Thursday, July 3, 2014

My Daughter, Myself

"And thou shalt in thy daughter see, this picture, once, resembled thee." ~A. Philips

Monkey and her classmates waiting in the wings during recital

I always wanted my daughter to be her own person, I just never realized how much it would hurt. Being so similar is a double edged sword; on one hand, you always know you can find things you'll have fun doing with her. But on the other hand, when she rejects doing something you treasure so much, it feels more like she's rejecting part of yourself.
Monkey has talked about being a ballerina ever since she was four years old and watched "Barbie and the 12 Dancing Princesses." When I signed her up for classes a year later, she was very put out that she was required to take tap as well, because all she wanted to do was be a ballerina. It took a year and a half, but she was finally in an all ballet class this year. Since this should have been a glorified accomplishment for her, to say I was taken aback by all her complaining was an understatement. She complained about the stretching, she complained about the pointing, she complained about having to repeat the routine over, and over, and over again, to get it right. The final blow came a week before recital - she calmly informed me as I was reading over the summer schedule that she didn't think she wanted to take dance anymore. I think my heart might have actually stuttered as I tried not to cry. 
What I would give to go back to ballet class. To feel that warm limbed exhaustion from working every muscle group you weren't aware you even had, or reveling in that in weightless feeling when you're flying through a grand jeté. I even miss the blisters and missing toenails displayed in old flip flops in November, because you put in six extra hours of practice in a week so you could join in a special production of The Nutcracker as a snowflake. But I had to remind myself that she wasn't me. I didn't want to heap all these memories on her to guilt her to keep going just so I could live vicariously through her.
So her second recital this year became a bittersweet one. I sat in the audience through the first show to try and soak up all the dancing I could, and then volunteered as the class mom with her and her classmates through the second show in the afternoon. Recitals were always my favorite growing up, with the anticipation and adrenaline mixing with makeup and costumes. And as I sat "backstage" in the freezing cold high school lunchroom, watching the girls playing tag, reapplying makeup, or doing one last run through of their routine, I tried to take it all in. The realization that this might be my last time experiencing this made a little lump in my throat.
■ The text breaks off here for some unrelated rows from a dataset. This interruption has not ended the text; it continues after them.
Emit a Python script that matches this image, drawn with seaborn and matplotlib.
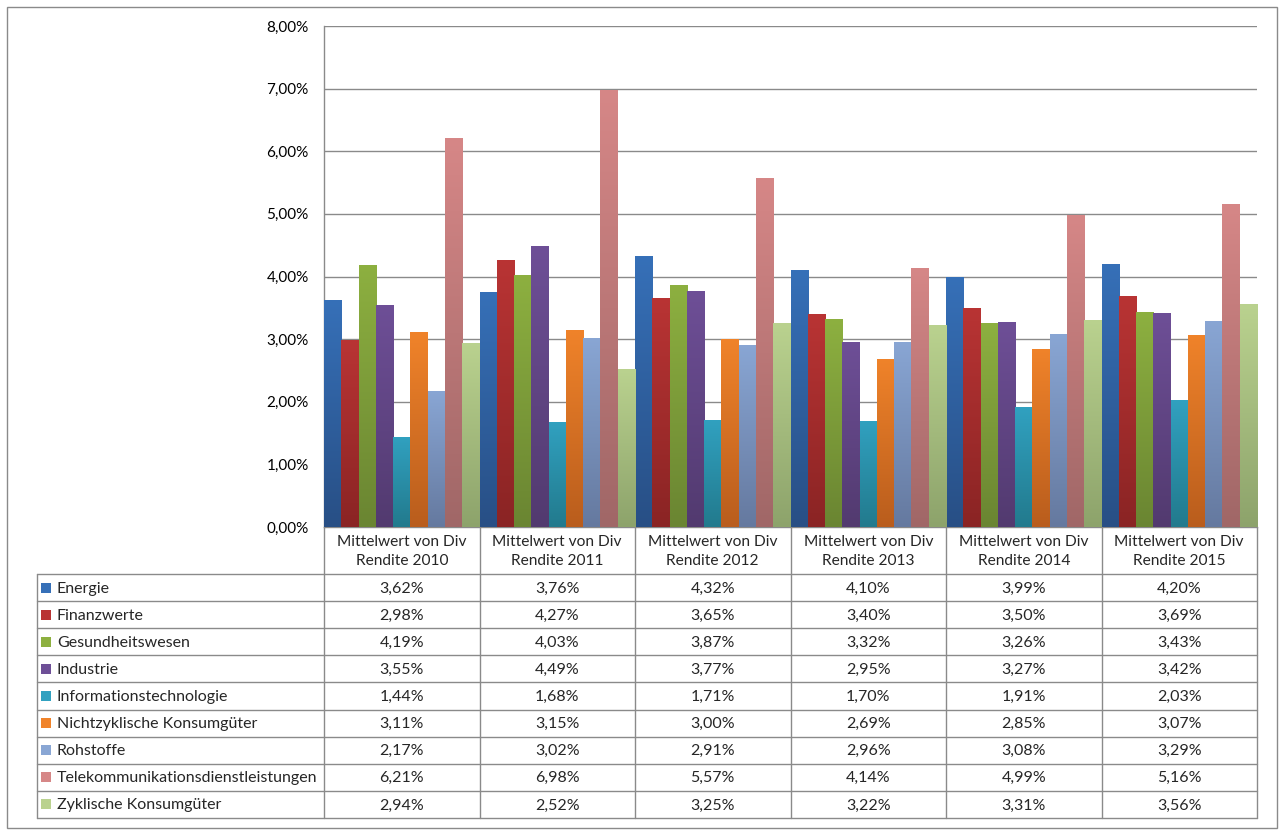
import numpy as np
import pandas as pd
import matplotlib
matplotlib.use("Agg")
import matplotlib.pyplot as plt
import matplotlib.transforms as mtransforms
import seaborn as sns
from matplotlib.colors import LinearSegmentedColormap
from matplotlib.patches import Rectangle
from matplotlib.ticker import FuncFormatter, MultipleLocator

# Daten (Mittelwert der Dividendenrendite in %)
jahre = ["Mittelwert von Div\nRendite 2010", "Mittelwert von Div\nRendite 2011",
         "Mittelwert von Div\nRendite 2012", "Mittelwert von Div\nRendite 2013",
         "Mittelwert von Div\nRendite 2014", "Mittelwert von Div\nRendite 2015"]
sektoren = ["Energie", "Finanzwerte", "Gesundheitswesen", "Industrie",
            "Informationstechnologie", "Nichtzyklische Konsumgüter", "Rohstoffe",
            "Telekommunikationsdienstleistungen", "Zyklische Konsumgüter"]

energie = [3.62, 3.76, 4.32, 4.10, 3.99, 4.20]
finanzwerte = [2.98, 4.27, 3.65, 3.40, 3.50, 3.69]
gesundheitswesen = [4.19, 4.03, 3.87, 3.32, 3.26, 3.43]
industrie = [3.55, 4.49, 3.77, 2.95, 3.27, 3.42]
informationstechnologie = [1.44, 1.68, 1.71, 1.70, 1.91, 2.03]
nichtzyklische = [3.11, 3.15, 3.00, 2.69, 2.85, 3.07]
rohstoffe = [2.17, 3.02, 2.91, 2.96, 3.08, 3.29]
telekom = [6.21, 6.98, 5.57, 4.14, 4.99, 5.16]
zyklische = [2.94, 2.52, 3.25, 3.22, 3.31, 3.56]

werte = [energie, finanzwerte, gesundheitswesen, industrie, informationstechnologie,
         nichtzyklische, rohstoffe, telekom, zyklische]

# Farben: oben hell, unten dunkel (Excel-Verlauf)
farben_oben = ["#3670b8", "#b93434", "#8db040", "#6e4f97", "#31a1c0",
               "#f0832a", "#89a6d4", "#d68787", "#bad28f"]
farben_unten = ["#284f85", "#8a2424", "#6a8532", "#523a6f", "#227a8d",
                "#b95d1d", "#65799f", "#a06767", "#8da36b"]

df = pd.DataFrame([
    {"jahr": jahre[j], "sektor": sektoren[i], "wert": werte[i][j]}
    for i in range(len(sektoren)) for j in range(len(jahre))
])

sns.set_style("white")
plt.rcParams["font.family"] = ["Lato", "DejaVu Sans"]
FS = 11.5
GRAU = "#8a8a8a"

W, H = 1283, 834
fig = plt.figure(figsize=(W / 100, H / 100), dpi=100)

# Overlay in Pixelkoordinaten fuer Rahmen und Tabelle
ov = fig.add_axes([0, 0, 1, 1])
ov.set_xlim(0, W)
ov.set_ylim(H, 0)
ov.axis("off")

left, right, top, bottom = 324, 1257, 26, 527
ax = fig.add_axes([left / W, 1 - bottom / H, (right - left) / W, (bottom - top) / H])
ax.patch.set_alpha(0)

sns.barplot(data=df, x="jahr", y="wert", hue="sektor", order=jahre, hue_order=sektoren,
            palette=farben_oben, width=1.0, gap=0, saturation=1, linewidth=0,
            edgecolor="none", legend=False, ax=ax, zorder=3)

grad = np.linspace(0, 1, 256).reshape(-1, 1)
for i, cont in enumerate(ax.containers):
    cmap = LinearSegmentedColormap.from_list(f"g{i}", [farben_unten[i], farben_oben[i]])
    for p in cont.patches:
        x0, w, h = p.get_x(), p.get_width(), p.get_height()
        im = ax.imshow(grad, cmap=cmap, origin="lower", aspect="auto",
                       extent=[x0, x0 + w, 0, h], zorder=4, interpolation="bilinear")
        im.set_clip_path(p)

ax.set_xlim(-0.5, len(jahre) - 0.5)
ax.set_ylim(0, 8)
ax.yaxis.set_major_locator(MultipleLocator(1))
ax.yaxis.set_major_formatter(FuncFormatter(lambda v, _: f"{v:.2f}%".replace(".", ",")))
ax.grid(axis="y", color=GRAU, linewidth=1.0, zorder=0)
ax.set_axisbelow(True)
ax.tick_params(axis="y", length=0, pad=11, labelsize=11, labelcolor="black")
ax.tick_params(axis="x", length=0, labelbottom=False)
ax.set_xlabel("")
ax.set_ylabel("")
for s in ["top", "right"]:
    ax.spines[s].set_visible(False)
for s in ["left", "bottom"]:
    ax.spines[s].set_color(GRAU)
    ax.spines[s].set_linewidth(1.0)

# Aeusserer Rahmen
ov.add_patch(Rectangle((7, 7), 1270, 821, fill=False, edgecolor=GRAU, linewidth=1.0))

# Datentabelle
trans = mtransforms.blended_transform_factory(ax.transData, ov.transData)
kopf_unten = 574
tab_unten = 818
zeile_h = (tab_unten - kopf_unten) / len(sektoren)

for k in range(len(jahre) + 1):
    ov.plot([k - 0.5, k - 0.5], [bottom, tab_unten], transform=trans, color=GRAU,
            linewidth=1.0, clip_on=False)
ov.plot([37, 37], [kopf_unten, tab_unten], color=GRAU, linewidth=1.0)
for r in range(len(sektoren) + 1):
    y = kopf_unten + r * zeile_h
    ov.plot([37, right], [y, y], color=GRAU, linewidth=1.0)

for j, jahr in enumerate(jahre):
    ov.text(j, (bottom + kopf_unten) / 2 + 1, jahr, transform=trans, ha="center",
            va="center", fontsize=11.2, linespacing=1.4)

for i, sektor in enumerate(sektoren):
    yc = kopf_unten + (i + 0.5) * zeile_h
    ov.add_patch(Rectangle((41, yc - 5), 10, 10, facecolor=farben_oben[i], edgecolor="none"))
    ov.text(57, yc + 1, sektor, ha="left", va="center", fontsize=FS)
    for j in range(len(jahre)):
        ov.text(j, yc + 1, f"{werte[i][j]:.2f}%".replace(".", ","), transform=trans,
                ha="center", va="center", fontsize=FS)

fig.savefig("out.png", dpi=100)
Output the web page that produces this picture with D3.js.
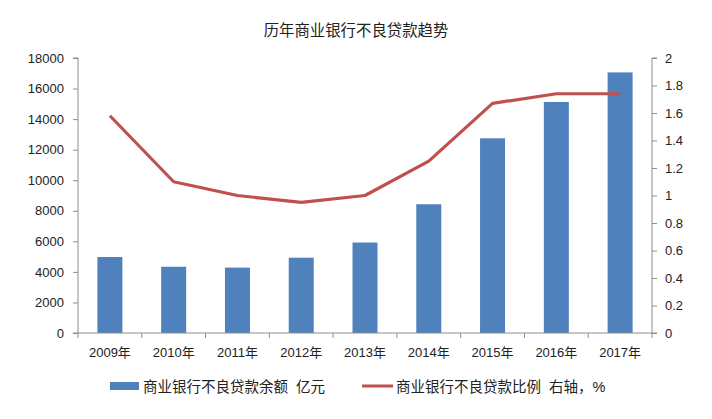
<!DOCTYPE html>
<html><head><meta charset="utf-8">
<script src="https://cdn.jsdelivr.net/npm/d3@7"></script>
<style>
body{margin:0;background:#fff;}
text{font-family:"Liberation Sans","Noto Sans CJK SC",sans-serif;fill:#222;}
</style></head>
<body><svg id="c" width="712" height="419"></svg>
<script>
const categories = ["2009年","2010年","2011年","2012年","2013年","2014年","2015年","2016年","2017年"];
const balance = [4973,4336,4279,4929,5921,8426,12744,15123,17057];
const ratio = [1.58,1.10,1.00,0.95,1.00,1.25,1.67,1.74,1.74];
const leftTicks = [0,2000,4000,6000,8000,10000,12000,14000,16000,18000];
const rightTicks = [0,0.2,0.4,0.6,0.8,1,1.2,1.4,1.6,1.8,2];
const title = "历年商业银行不良贷款趋势";
const seriesNames = ["商业银行不良贷款余额  亿元","商业银行不良贷款比例  右轴，%"];

const svg = d3.select("#c");
const L=78,R=652,T=58,B=333;
const xb = d3.scaleBand().domain(categories).range([L,R]);
const yL = d3.scaleLinear().domain([0,18000]).range([B,T]);
const yR = d3.scaleLinear().domain([0,2]).range([B,T]);
const axisColor="#8c8c8c";

svg.append("text").attr("x",356).attr("y",36).attr("text-anchor","middle").style("font-size","15.4px").style("font-family","'Noto Sans CJK SC',sans-serif").text(title);

// bars
svg.append("g").selectAll("rect").data(balance).join("rect")
 .attr("x",(d,i)=>xb(categories[i])+xb.bandwidth()/2-12.5)
 .attr("width",25)
 .attr("y",d=>yL(d)).attr("height",d=>B-yL(d))
 .attr("fill","#4F81BD");

// axes
const gl = svg.append("g").attr("transform",`translate(${L},0)`)
 .call(d3.axisLeft(yL).tickValues(leftTicks).tickSize(5).tickPadding(9).tickFormat(d3.format("d")));
const gr = svg.append("g").attr("transform",`translate(${R},0)`)
 .call(d3.axisRight(yR).tickValues(rightTicks).tickSize(5).tickPadding(8).tickFormat(d=>String(+d.toFixed(1))));
const gx = svg.append("g").attr("transform",`translate(0,${B})`)
 .call(d3.axisBottom(xb).tickSize(0).tickPadding(15));
svg.append("g").selectAll("line").data(d3.range(categories.length+1)).join("line")
 .attr("x1",i=>L+i*xb.step()).attr("x2",i=>L+i*xb.step())
 .attr("y1",B).attr("y2",B+5).attr("stroke",axisColor);
[gl,gr,gx].forEach(g=>{
 g.selectAll("path").attr("stroke",axisColor);
 g.selectAll("line").attr("stroke",axisColor);
 g.selectAll("text").style("font-size","13px").attr("fill","#222");
});
gl.select(".domain").attr("d",`M-5,${T}H0V${B}H-5`);
gr.select(".domain").attr("d",`M5,${T}H0V${B}H5`);
gx.select(".domain").attr("d",`M${L},0H${R}`);

// line
const line = d3.line().x((d,i)=>xb(categories[i])+xb.bandwidth()/2).y(d=>yR(d));
svg.append("path").datum(ratio).attr("d",line).attr("fill","none")
 .attr("stroke","#C0504D").attr("stroke-width",3.2).attr("stroke-linejoin","round");

// legend
const lg = svg.append("g");
lg.append("rect").attr("x",110).attr("y",382).attr("width",29).attr("height",8).attr("fill","#4F81BD");
lg.append("text").attr("x",143).attr("y",392).style("font-size","14.5px").style("white-space","pre").text(seriesNames[0]);
lg.append("line").attr("x1",362).attr("x2",393).attr("y1",386).attr("y2",386).attr("stroke","#C0504D").attr("stroke-width",3);
lg.append("text").attr("x",396).attr("y",392).style("font-size","14.5px").style("white-space","pre").text(seriesNames[1]);
</script></body></html>
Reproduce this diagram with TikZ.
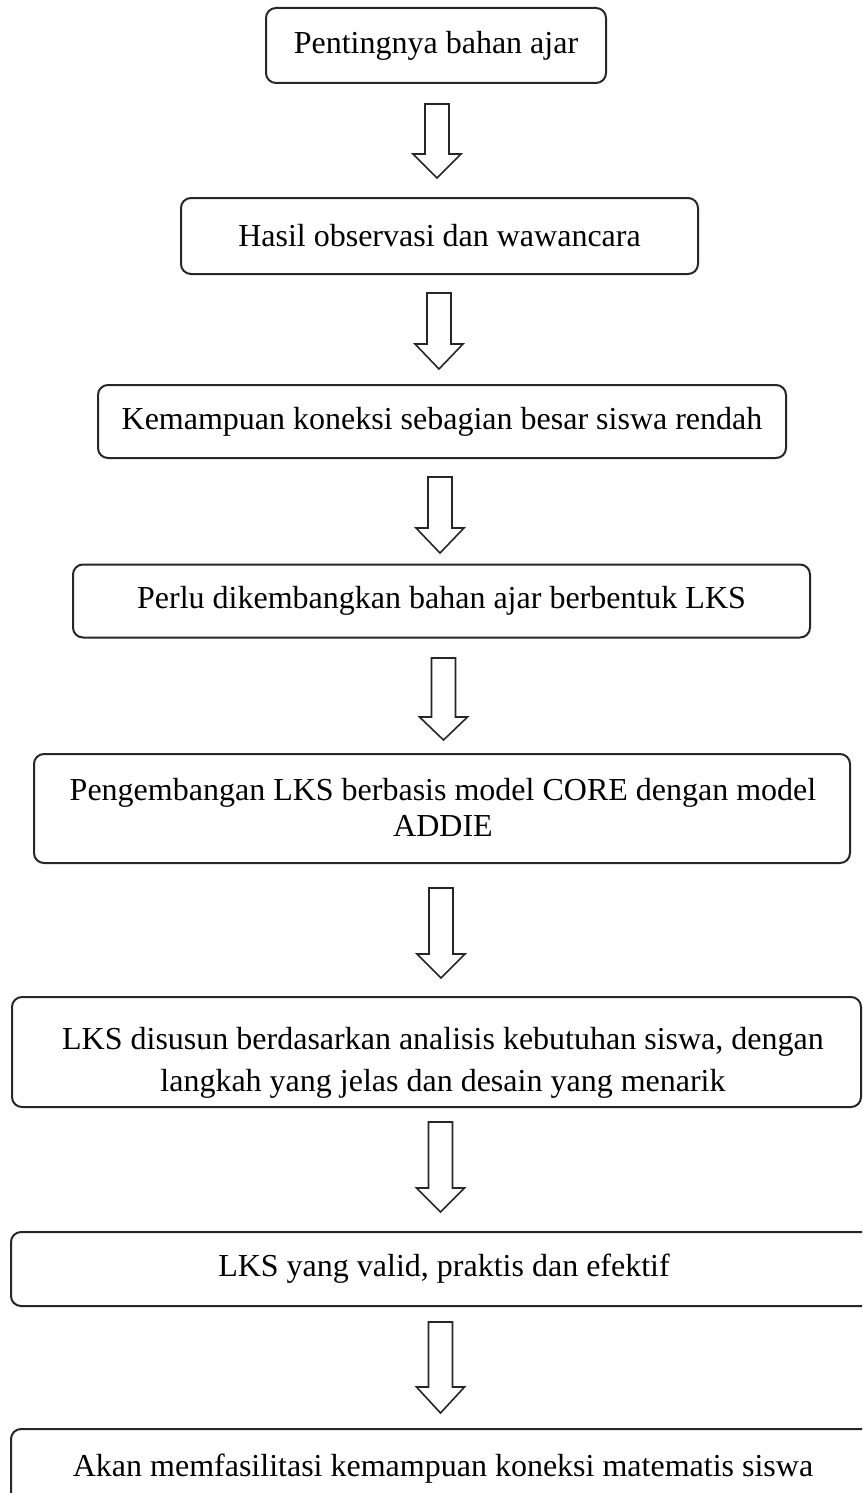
\documentclass[tikz,border=0pt]{standalone}
\usepackage{fontspec}
\setmainfont{Liberation Serif}
\begin{document}
\begin{tikzpicture}[x=0.5pt,y=-0.5pt,
  flowbox/.style={draw=black!85, line width=1pt, rounded corners=5pt, inner sep=0pt,
    align=center, font=\fontsize{16}{20.5}\selectfont},
  flowtext/.style={inner sep=0pt, align=center},
  blockarr/.style={draw=black!85, line width=0.8pt, fill=white, line join=miter}]
\useasboundingbox (0,0) rectangle (862,1493);
\clip (0,0) rectangle (862,1493);
\newcommand{\barrow}[4]{%
  \draw[blockarr] (#1-12,#2) -- (#1+12,#2) -- (#1+12,#3) -- (#1+24,#3) -- (#1,#4)
    -- (#1-24,#3) -- (#1-12,#3) -- cycle;}
% boxes
\node[flowbox, minimum width=170pt, minimum height=37.5pt] (b1) at (436,45.5) {Pentingnya bahan ajar};
\node[flowbox, minimum width=258.5pt, minimum height=38pt] (b2) at (439.5,236) {Hasil observasi dan wawancara};
\node[flowbox, minimum width=344pt, minimum height=36.5pt] (b3) at (442,421.5) {Kemampuan koneksi sebagian besar siswa rendah};
\node[flowbox, minimum width=368.5pt, minimum height=36.5pt] (b4) at (441.5,601) {Perlu dikembangkan bahan ajar berbentuk LKS};
\node[flowbox, minimum width=408pt, minimum height=54.5pt] (b5) at (442,808.5) {};
\node[flowtext, font=\fontsize{16}{18}\selectfont] (t5) at (443,807) {Pengembangan LKS berbasis model CORE dengan model\\ADDIE};
\node[flowbox, minimum width=424.5pt, minimum height=55pt] (b6) at (436.5,1052) {};
\node[flowtext, font=\fontsize{16}{21}\selectfont] (t6) at (443,1063) {LKS disusun berdasarkan analisis kebutuhan siswa, dengan\\langkah yang jelas dan desain yang menarik};
\node[flowbox, minimum width=433pt, minimum height=37pt] (b7) at (444,1269) {LKS yang valid, praktis dan efektif};
\node[flowbox, minimum width=433pt, minimum height=50pt] (b8) at (444,1479) {};
\node[flowtext, font=\fontsize{16}{20.5}\selectfont] (t8) at (443,1469) {Akan memfasilitasi kemampuan koneksi matematis siswa};
% block arrows
\barrow{437}{104}{154}{178}
\barrow{439}{293}{344}{369}
\barrow{440}{477}{528}{553}
\barrow{443.5}{658}{717}{740}
\barrow{441}{888}{954}{978}
\barrow{440.5}{1122}{1188}{1212}
\barrow{440.5}{1322}{1387}{1413}
\end{tikzpicture}
\end{document}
Lining Monkey up to go on with her classmates, I watched them as they sat in the wings wide eyed watching the older girls before them perform their routine and I was transported back in time to my own girlhood. The smell of rosin and gaffer tape and hairspray all mixed together in my mind, and I just sat there for a moment savoring the memories. And after her number, when she rushed out of the doors and into my arms all breathless and exhilarated from performing she hugged me tight and looked up at me and said, "Mommy? I think I still want to do just one more year of dance."
Maybe that means I'll get one more year of memories too.